The Ten Commandments of Firing: Part 3, Commandments VII - X
By: Alan L. Rupe
This is the final installment in my three-part series on the Ten Commandments of Firing. Before reading this post, I suggest you read Part 1, covering Commandments I – III, and Part 2, covering IV – VI.
VII. Thou shalt be able to pass the jury box test (good faith and fair dealing).
In most states, the implied covenant of good faith and fair dealing that is typical in written business contracts does not apply to employment contracts or employment relationships. As a result, employers tend to think, “I can fire an employee for no reason or any reason (regardless how minimal), if it is not illegal.” Wrong. While state and federal laws do not dictate good faith and fair dealing in the employment context, juries surely do. Without question, a “bad firing” creates a sense in the jury’s mind that the employer was not “fair” with the employee. No matter how many times the court instructs the jury that it should not substitute its judgment for that of the employer, that instruction is typically ignored by juries because of the jury’s implicit bias towards “fairness” in the workplace.
VII. Thou shalt contact an attorney the minute the ground begins to give way (or looks like it will).
An employee’s firing, particularly in circumstances involving disability or sexual harassment claims, can quickly become problematic. If, for example, an employer learns of a failure to accommodate a disabled employee during that employee’s termination, the smart move is for the employer to hit the “pause button” on the termination and conduct a quick investigation. A similar circumstance often occurs when an employee asks the employer during a termination meeting, “Am I being fired because I complained about sexual harassment?” Keep your employment lawyer’s phone number on speed dial for just those situations. There is nothing wrong with “pausing” a termination when the ground begins to give way to make certain the termination can proceed – after an investigation – on solid ground.

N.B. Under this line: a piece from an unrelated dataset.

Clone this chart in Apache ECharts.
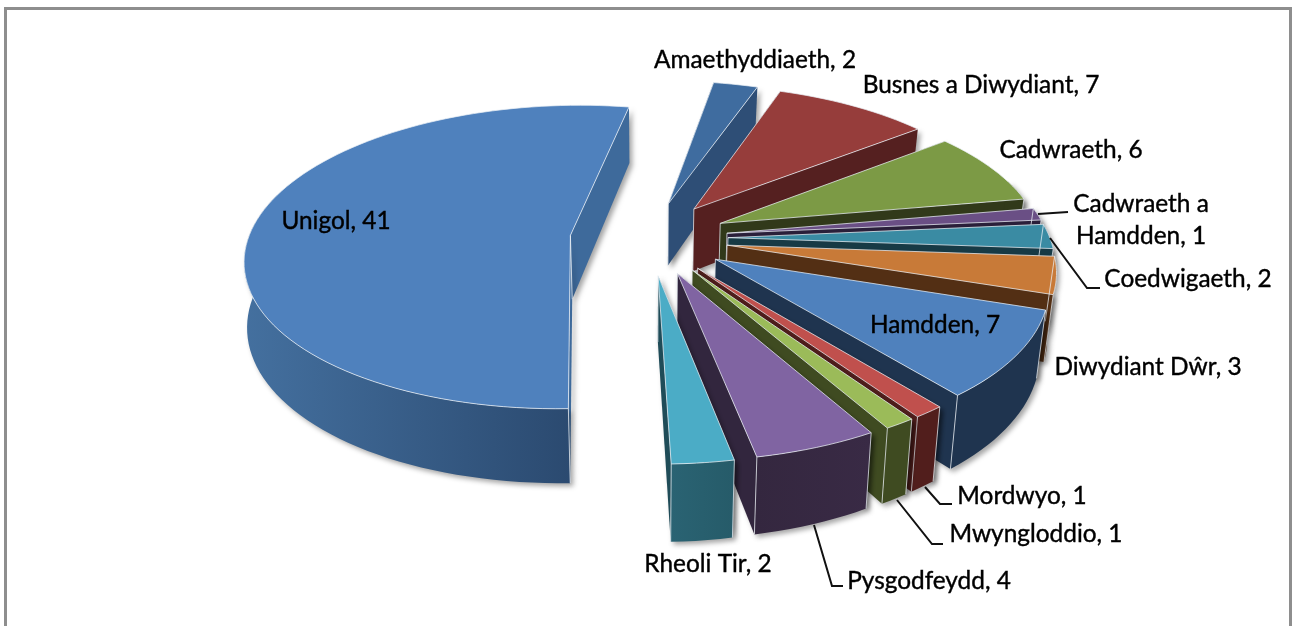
<!DOCTYPE html>
<html>
<head>
<meta charset="utf-8">
<style>
  html, body { margin: 0; padding: 0; background: #fff; overflow: hidden; }
  #chart { width: 1293px; height: 626px; filter: blur(0.4px); }
</style>
<script src="https://cdn.jsdelivr.net/npm/echarts@6/dist/echarts.min.js"></script>
</head>
<body>
<div id="chart"></div>
<script>
// data, clockwise from the first slice
const categories = ['Amaethyddiaeth', 'Busnes a Diwydiant', 'Cadwraeth', 'Cadwraeth a\nHamdden', 'Coedwigaeth', 'Diwydiant Dŵr', 'Hamdden', 'Mordwyo', 'Mwyngloddio', 'Pysgodfeydd', 'Rheoli Tir', 'Unigol'];
const values = [2, 7, 6, 1, 2, 3, 7, 1, 1, 4, 2, 41];

// colours
const topColors = ['#3f6c9f', '#963d3b', '#7c9a45', '#6a4f85', '#3a8ba3', '#c87a38', '#4f81bd', '#c0504d', '#9bbb59', '#8064a2', '#4bacc6', '#4f81bd'];
const wallColors = ['#2e4e76', '#552020', '#31391a', '#2a1f3a', '#173a45', '#532f14', '#1f344f', '#511e1c', '#3f4b21', '#392a45', '#265b69', '#2b4a70'];
const wallLeftColors = ['#2e4e76', '#552020', '#31391a', '#2a1f3a', '#173a45', '#532f14', '#1f344f', '#511e1c', '#3f4b21', '#34273f', '#2a6373', '#44709f'];
const sideColors = ['#2e4e76', '#552020', '#31391a', '#2a1f3a', '#173a45', '#532f14', '#1f344f', '#511e1c', '#3f4b21', '#32263e', '#1f4c58', '#3e6a9b'];

// label layout: centre x, centre y, and leader line if there is one
const labelX = [755, 981, 1071, 1141, 1188, 1148, 935, 1022, 1036, 929, 708, 336];
const labelY = [60, 85, 150, 220, 279, 367, 325, 496, 534, 581, 564, 221];
const leaders = [null, null, null,
  [[1038, 214], [1068, 212]],
  [[1050, 238], [1087, 288], [1100, 288]],
  null, null,
  [[925, 487], [940, 504], [952, 504]],
  [[897, 500], [932, 544], [943, 544]],
  [[814, 525], [832, 586], [843, 586]],
  null, null];

// pie geometry
const cx = 649, cy = 238;
const radius = 322, explode = 79, tilt = 0.464, camera = 2250, depth = 64, bottomLean = 0.023, bottomLeanMax = 3;
const firstAngle = 10;

const total = values.reduce((a, b) => a + b, 0);
const toRad = d => d * Math.PI / 180;

// angles from the values
const sliceAngles = [];
let acc = firstAngle;
values.forEach(v => {
  const sweep = v / total * 360;
  sliceAngles.push([acc, acc + sweep]);
  acc += sweep;
});

// world point to screen, z = 1 is the bottom of the slab
function project(mid, r, a, z) {
  const X = explode * Math.sin(toRad(mid)) + r * Math.sin(toRad(a));
  const Y = -explode * Math.cos(toRad(mid)) - r * Math.cos(toRad(a));
  const s = 1 / (1 - Y / camera);
  const lean = z ? Math.min(bottomLeanMax, -X * s * bottomLean) : 0;
  return [cx + X * s + lean, cy + tilt * Y * s + z * depth * s];
}

// back to front
const drawOrder = values.map((v, i) => i).sort((a, b) => {
  const ma = (sliceAngles[a][0] + sliceAngles[a][1]) / 2;
  const mb = (sliceAngles[b][0] + sliceAngles[b][1]) / 2;
  return Math.cos(toRad(mb)) - Math.cos(toRad(ma));
});

const edge = 'rgba(235,240,245,0.75)';
const shadow = { shadowBlur: 5, shadowOffsetX: 3, shadowOffsetY: 3, shadowColor: 'rgba(0,0,0,0.35)' };

function poly(points, style, z2) {
  return { type: 'polygon', shape: { points: points }, style: style, z2: z2, silent: true };
}
function line(points, style, z2) {
  return { type: 'polyline', shape: { points: points }, style: Object.assign({ fill: null }, style), z2: z2, silent: true };
}

function renderSlice(params, api) {
  const i = params.dataIndex;
  const [a1, a2] = sliceAngles[i];
  const mid = (a1 + a2) / 2;
  const base = drawOrder.indexOf(i) * 10 + 1;
  const children = [];

  // arc points
  const steps = Math.max(2, Math.ceil((a2 - a1) / 2));
  const arc = [];
  for (let k = 0; k <= steps; k++) arc.push(a1 + (a2 - a1) * k / steps);
  const apexTop = project(mid, 0, a1, 0), apexBottom = project(mid, 0, a1, 1);
  const topArc = arc.map(a => project(mid, radius, a, 0));

  // side walls, back one first
  const walls = [a1, a2].sort((p, q) => Math.cos(toRad(q)) - Math.cos(toRad(p)));
  walls.forEach((a, n) => {
    children.push(poly([apexTop, project(mid, radius, a, 0), project(mid, radius, a, 1), apexBottom],
      Object.assign({ fill: sideColors[i] }, shadow), base + n));
  });

  // outer wall, running on a bit past the sides so the top face hides its ends
  const front = arc.filter(a => Math.cos(toRad(a)) < 0.3);
  if (front.length > 1) {
    const upper = front.map(a => project(mid, radius, a, 0));
    const lower = front.map(a => project(mid, radius, a, 1)).reverse();
    children.push(poly(upper.concat(lower), Object.assign({
      fill: new echarts.graphic.LinearGradient(0, 0, 1, 0, [
        { offset: 0, color: wallLeftColors[i] },
        { offset: 1, color: wallColors[i] }
      ])
    }, shadow), base + 2));
  }

  // top face
  children.push(poly([apexTop].concat(topArc), { fill: topColors[i], stroke: edge, lineWidth: 1, lineJoin: 'round' }, base + 3));

  // light vertical edges
  const vertical = a => line([project(mid, radius, a, 0), project(mid, radius, a, 1)], { stroke: edge, lineWidth: 1 }, base + 4);
  if (Math.cos(toRad(a1)) < 0.3) children.push(vertical(a1));
  if (Math.cos(toRad(a2)) < 0.3 && a2 < 270) children.push(vertical(a2));
  children.push(line([apexTop, apexBottom], { stroke: edge, lineWidth: 1 }, base + 4));

  // leader line and label
  if (leaders[i]) {
    children.push(line(leaders[i], { stroke: '#111', lineWidth: 2 }, 900));
  }
  children.push({
    type: 'text',
    x: labelX[i],
    y: labelY[i],
    z2: 1000,
    silent: true,
    style: {
      text: categories[i] + ', ' + api.value(0),
      font: '24.4px Lato, sans-serif',
      fill: '#000',
      stroke: '#000',
      lineWidth: 0.4,
      align: 'center',
      verticalAlign: 'middle',
      lineHeight: 32
    }
  });

  return { type: 'group', children: children };
}

const chart = echarts.init(document.getElementById('chart'));
chart.setOption({
  animation: false,
  backgroundColor: '#fff',
  graphic: [{
    type: 'rect',
    shape: { x: 5.5, y: 8.5, width: 1285, height: 700 },
    style: { fill: null, stroke: '#8e8e8e', lineWidth: 3 },
    silent: true
  }],
  series: [{
    type: 'custom',
    coordinateSystem: 'none',
    renderItem: renderSlice,
    data: values.map(v => [v])
  }]
});
</script>
</body>
</html>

IX. Thou shalt remember that employee issues are usually chess games and not boxing matches.
The hardest lesson for frontline supervisors to learn is that employee issues generally take time, thoughtfulness, strategic thinking, and continued coaching and counseling. Handling poor-performing employees is not a boxing match where the employee’s performance problems are reduced to a quick three- or five-minute round. Carefully considering employee performance issues takes time. And simply rushing in to quickly terminate a problem employee does not work. There are always exceptions to the chess rule, particularly in those circumstances where there is no question concerning the employee’s poor performance or threatening conduct. But by and large, chess games prevail. Boxing matches do not.
X. Thou shalt learn from each termination.
Enough said concerning Commandment X. Learn what works and dispose of what doesn’t. What you may learn from terminating employees is that you simply don’t like to do it. Many employers dislike firing people and that is where the benefit of having your employment lawyer on speed dial comes in.